Tuesday, July 29, 2008

China, Obama, McCain

The written media [I don't have a TV, so don't see that medium] are full of our presumptive presidential candidates and of China in it's pre-Olympic frenzy of self-advertisement. What do China, Obama and McCain have in common beside share of headlines? Well manicured superficial facts that tell me very little that I want to read or remember. At the moment I don't like any of them very much. And I am in many ways quite ignorant about all of them.

I thought I knew a fair amount about China. I've been there twice -- and if some peruse my passports they will say I've been there four times. But no! I've been to China twice and to Tibet twice. Sunday's NYTimes had an eduction supplement as they do a few times a year. Its usual quiz was about China. I did very poorly. I wonder how many people did well because I think I am fairly well versed on the country But, indeed, there is so little I know about that vast, over-populated country.

I first heard of China in grade school, a library book with a story about fishermen who had cormorants, with rings round their necks, fishing for them. For a long time that was what I knew although I had never seen a cormorant. Gradually I learned more and think I know a fair amount of history from Lao Tzu and the Tao, the I Ching, Confucius onward and then the horror of Mao's years and the destructive force of the Red Guards -- oh, and in the middle there was Ghengis Khan and his progency who ruled China for a long while. But now I'm being told in articles and magazines about how wonderful it is that finally a middle class is buying cars and living comfortably.

And, yes, McCain and Obama are telling us they know how to solve all America's problems and the newsmen and women are analyzing what they say -- and I don't believe most of it. Things change a lot when one has been elected and get much more complicated. Likewise, all those wonderful computer whiz kids in China, those entrepreneurs -- hmm? I remember walking about the Stone Forest, a beautifully laid out park in Yunnan [with the handsomest public bathroom I've ever been in -- orchids in a vase on the washstand] and seeing the equivalent of our own bus tours to historic sites, middle aged middle class Chinese citizens who had, at last, the money and leisure to see their own natural wonders. Likewise the World Heritage city of LiJiang so crowded one could barely walk the narrow streets where all the old shops now sold the same mixture of tourist souveniers. I remember a sweet retired woman in her hutong courtyard home telling us how wonderful it was to have a pension and comfort. And a number of young women trained as guides spouting the statistics about their cities.

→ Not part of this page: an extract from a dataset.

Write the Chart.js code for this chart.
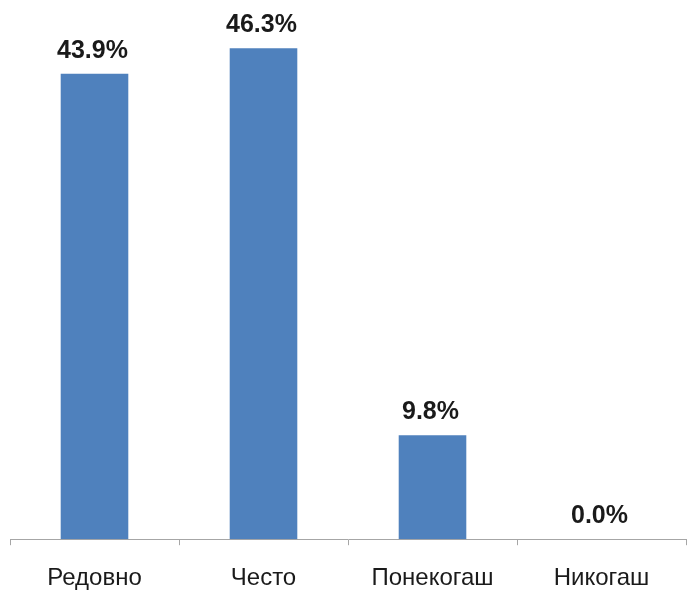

And I think of the Tibetan lamas and nuns arrested last March, languishsing, perhaps being gratuitiously tortured for refusing to give up their faith and devotion to the Dalai Lama. Meanwhile the Chinese honchos assume we have forgotten that brief, brave call for freedom because the media has lost interest and moved on to the athletes and the grand new stadia and the briefly clean air in Beijing, which was so smoggy when I was there I couldn't see the nearby mountains. How is one to look at all the shining news about our presidential hopefuls and about the "new" China? My answer is, with profound skepticism about all of it.